GMK Finer Things on a Keydous NJ68 that I’m giving to my sister as a birthday present (she’s a fan of Tiffany Blue). It’s a surprise but I will be asking her about the novelties after I give it to her – I have a feeling we might end up just using the Return and Escape ones.
Creams have arrived from KBDFans. Going to be a long journey breaking these in for Pacos. Also got MX clears to make Ergo Clears. I’m determined to find my favourite MX switch for my U-80 next year, before offloading the rest of my MX keyboard stuff to go full-topre.
do they smell?
Yep LOL, I couldn’t believe it. Fishy!
I do love those “top-hat” style Apple II caps. I’d love to see a modern interpretation of those, or a new board with a slightly different layout built with the old caps.

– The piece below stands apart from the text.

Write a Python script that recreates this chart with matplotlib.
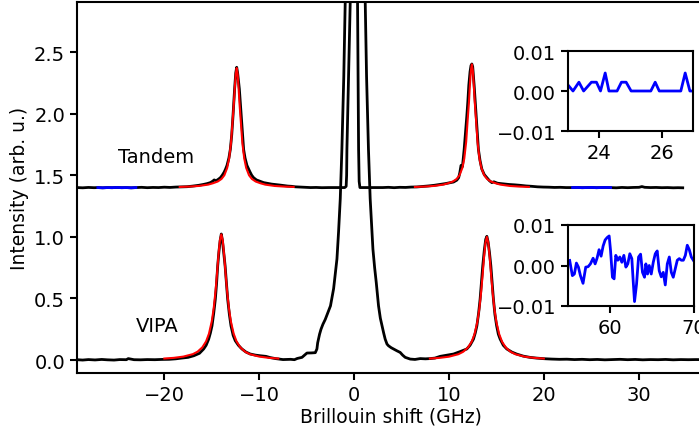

Mail day! Silicone mold kit and weights for a case, idea was from this post: Poured and custom fit silicone dampener.
Vulkan x KBDfans Maja. Its the blue anodized finish but under warmer lighting it can look a little green (its proven hard to color correct for…). I would say its more of a blue grey if anything. Brass plate and bottom weight. The finish on the brass is different… Like a bead blasted texture but very smooth to the touch.
Using lubed T1s, the typing feel is rigid with no damping to the tactility. Its a top mount plate with pre cut plate foam, using standoffs installed on the PCB to align the foam and sandwich the plate and PCB (very similar to the U80-A). There is also a bottom neoprene/foam layer with cutouts for the hotswap sockets.
Once its all assembled and the screws are tightened down, the bottom housing actually compresses against the bottom foam layer, squeezing everything together. This means there is little to no flex to be found here.
Sound is good, no hollowness or pinging. The heft from the case and a very small interior cavity no doubt helps.
oooooh that looks really nice! +1 for my favorite keyset
Love it. Great combo
A couple extra TS100 tips, one for Holtite / Milmax sockets and one for very wee things - and some Testor’s Liquid Cement for some experimenting with jailhouse blues.
Edit: you can install Milmax sockets with a similar method to Holtites, using the iron directly - however there is a much higher risk of damaging pads with them vs the Holtites if the board is de-soldered. Guess how I know.
My new P3D Keebio Sinc case just arrived. I’ll be building this up with with Silent Gat Ink’s (68g Boba springs – #reuseRecycle) and for the first go around, GMK Metropolis.